First-Ever Sequence of a Particular Biologically Important Complex Carbohydrate

If genes provide the blueprint for life and proteins are the machines that do much of the work for cells, then carbohydrates that are linked to proteins are among the tools that enable cells to communicate with the outside world and each other. But until now, scientists have been unable to determine the structure of a biologically important so-called GAG proteoglycan-or even to agree whether these remarkably complex molecules have well-defined structures. In a paper published online on October 9, 2011 in the journal Nature Chemical Biology, however, a team of scientists from the University of Georgia (UGA), Rensselaer Polytechnic Institute, and Chiba University in Japan announced that it has, for the first time, determined the sequence and structure of a glycosaminoglycan, or GAG, proteoglycan. "The fact that a structure even exists is surprising, because people had the sense that the complexity of these molecules pointed to a randomness," said study co-author Dr.

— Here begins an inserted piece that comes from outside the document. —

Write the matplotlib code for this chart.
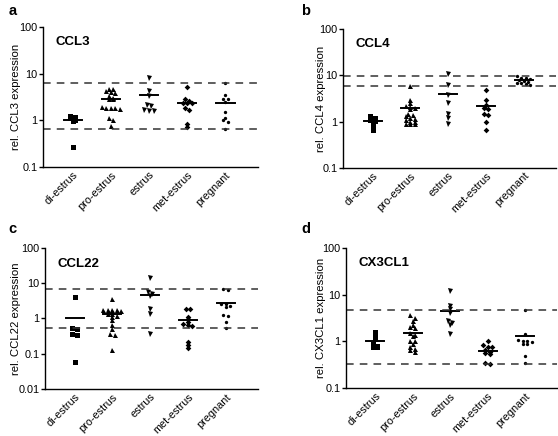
import numpy as np
import matplotlib as mpl
mpl.use('Agg')
import matplotlib.pyplot as plt

mpl.rcParams['font.family'] = 'Liberation Sans'
mpl.rcParams['axes.linewidth'] = 1.0

groups = ['di-estrus', 'pro-estrus', 'estrus', 'met-estrus', 'pregnant']
markers = ['s', '^', 'v', 'D', 'o']
msizes = [3.6, 3.6, 3.6, 2.9, 2.4]

# panel a - CCL3
ccl3 = [
    [1.25, 1.2, 1.1, 1.0, 0.95, 0.27],
    [4.8, 4.6, 4.2, 4.1, 3.9, 3.3, 3.0, 2.9, 2.8, 1.9, 1.85, 1.8, 1.8, 1.75, 1.1, 1.0, 0.75],
    [8.2, 4.3, 3.4, 2.1, 2.0, 1.7, 1.6, 1.6],
    [5.3, 2.9, 2.6, 2.4, 2.3, 2.3, 1.8, 1.7, 0.85, 0.72],
    [6.4, 3.5, 2.9, 2.8, 2.5, 1.5, 1.15, 1.0, 0.9, 0.65],
]
ccl3_mean = [1.0, 2.8, 3.5, 2.4, 2.4]
ccl3_dash = [6.3, 0.65]

# panel b - CCL4
ccl4 = [
    [1.35, 1.2, 1.1, 1.05, 0.95, 0.8, 0.65],
    [6.0, 3.0, 2.5, 2.2, 2.1, 2.0, 1.9, 1.5, 1.4, 1.3, 1.2, 1.15, 1.1, 1.0, 1.0, 0.9, 0.9, 0.88],
    [10.5, 6.3, 3.8, 2.5, 1.5, 1.2, 0.9],
    [4.8, 3.0, 2.3, 2.0, 1.9, 1.5, 1.4, 1.0, 0.65],
    [9.5, 9.0, 8.8, 8.5, 8.0, 7.5, 7.2, 7.0, 6.8, 6.5, 6.3],
]
ccl4_mean = [1.05, 2.0, 4.0, 2.15, 7.9]
ccl4_dash = [9.5, 6.0]

# panel c - CCL22
ccl22 = [
    [4.0, 0.55, 0.5, 0.37, 0.34, 0.058],
    [3.6, 1.8, 1.8, 1.7, 1.7, 1.6, 1.5, 1.3, 1.3, 1.2, 1.1, 0.9, 0.65, 0.5, 0.36, 0.35, 0.13],
    [14.5, 5.5, 5.0, 4.4, 1.9, 1.3, 0.37],
    [1.9, 1.85, 1.1, 0.95, 0.8, 0.68, 0.65, 0.62, 0.21, 0.18, 0.15],
    [6.7, 6.5, 2.6, 2.5, 2.3, 2.1, 1.25, 1.2, 0.8, 0.55],
]
ccl22_mean = [1.0, 1.3, 4.7, 0.92, 2.7]
ccl22_dash = [6.7, 0.55]

# panel d - CX3CL1
cx3cl1 = [
    [1.6, 1.35, 1.15, 0.9, 0.8, 0.75, 0.75],
    [3.6, 3.2, 2.7, 2.3, 2.0, 1.9, 1.5, 1.4, 1.3, 1.0, 1.0, 0.86, 0.75, 0.7, 0.65, 0.58],
    [12, 5.7, 5.0, 4.1, 2.8, 2.5, 2.2, 1.45],
    [1.0, 0.83, 0.76, 0.74, 0.64, 0.58, 0.56, 0.55, 0.35, 0.32],
    [4.8, 1.45, 1.05, 1.0, 1.0, 0.95, 0.9, 0.88, 0.48, 0.34],
]
cx3cl1_mean = [1.0, 1.55, 4.5, 0.63, 1.3]
cx3cl1_dash = [4.8, 0.32]

panels = [
    ('a', 'CCL3', ccl3, ccl3_mean, ccl3_dash, [0.077, 0.617, 0.385, 0.321], (0.1, 100)),
    ('b', 'CCL4', ccl4, ccl4_mean, ccl4_dash, [0.615, 0.615, 0.381, 0.318], (0.1, 100)),
    ('c', 'CCL22', ccl22, ccl22_mean, ccl22_dash, [0.081, 0.108, 0.381, 0.323], (0.01, 100)),
    ('d', 'CX3CL1', cx3cl1, cx3cl1_mean, cx3cl1_dash, [0.620, 0.110, 0.378, 0.321], (0.1, 100)),
]


def swarm(vals, tol=0.055, step=0.12):
    # spread points with similar values side by side (prism style)
    v = np.array(vals, dtype=float)
    order = np.argsort(-v)
    lv = np.log10(v[order])
    offs = np.zeros(len(v))
    i = 0
    while i < len(lv):
        j = i
        while j + 1 < len(lv) and lv[i] - lv[j + 1] < tol:
            j += 1
        n = j - i + 1
        offs[order[i:j + 1]] = (np.arange(n) - (n - 1) / 2) * step
        i = j + 1
    return offs


fig = plt.figure(figsize=(5.58, 4.36), dpi=100, facecolor='white')
for letter, name, data, means, dash, pos, ylim in panels:
    ax = fig.add_axes(pos)
    for k, vals in enumerate(data):
        x = k + swarm(vals)
        ax.plot(x, vals, linestyle='none', marker=markers[k], markersize=msizes[k],
                color='black', markeredgewidth=0)
        ax.plot([k - 0.24, k + 0.24], [means[k], means[k]], color='black', lw=1.4)
    for d in dash:
        ax.axhline(d, color='#333333', lw=1.1, dashes=(5, 4))
    ax.set_yscale('log')
    ax.set_ylim(*ylim)
    ax.set_xlim(-0.78, 4.85)
    ticks = [t for t in [0.01, 0.1, 1, 10, 100] if ylim[0] <= t <= ylim[1]]
    ax.set_yticks(ticks)
    ax.set_yticklabels(['%g' % t for t in ticks])
    ax.yaxis.set_minor_locator(mpl.ticker.NullLocator())
    ax.set_xticks(range(5))
    ax.set_xticklabels(groups, rotation=45, ha='right', rotation_mode='anchor')
    ax.tick_params(axis='x', length=0, labelsize=7.8, pad=2)
    ax.tick_params(axis='y', length=3, width=1, labelsize=7.8, pad=1)
    ax.spines['top'].set_visible(False)
    ax.spines['right'].set_visible(False)
    ax.set_ylabel('rel. %s expression' % name, fontsize=8.2)
    lx = 0.037 if letter in 'ac' else 0.585
    ax.yaxis.set_label_coords(lx, pos[1] + pos[3] / 2, transform=fig.transFigure)
    ax.text(0.06, 0.89, name, transform=ax.transAxes, fontsize=9.5,
            fontweight='bold', ha='left', va='center')
    fx = 0.015 if letter in 'ac' else 0.54
    fy = 0.975 if letter in 'ab' else 0.475
    fig.text(fx, fy, letter, fontsize=10.5, fontweight='bold', ha='left', va='center')

plt.savefig('out.png', dpi=100, facecolor='white')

Jonathan Amster, professor and head of the department of chemistry in the UGA Franklin College of Arts and Sciences. "There are many different areas in medicine that will be enabled by understanding carbohydrates at this fundamental level." Modifications to the GAG, or carbohydrate biopolymer, portion of proteoglycans have been associated with the presence and malignancy of certain cancers, for example, and the researchers noted that the identification of carbohydrates that are involved in disease opens the door to the development of drugs that can block their action. The field of glycobiology is still in its infancy, largely because attempts to sequence proteoglycans have, until now, ended in frustration and failure.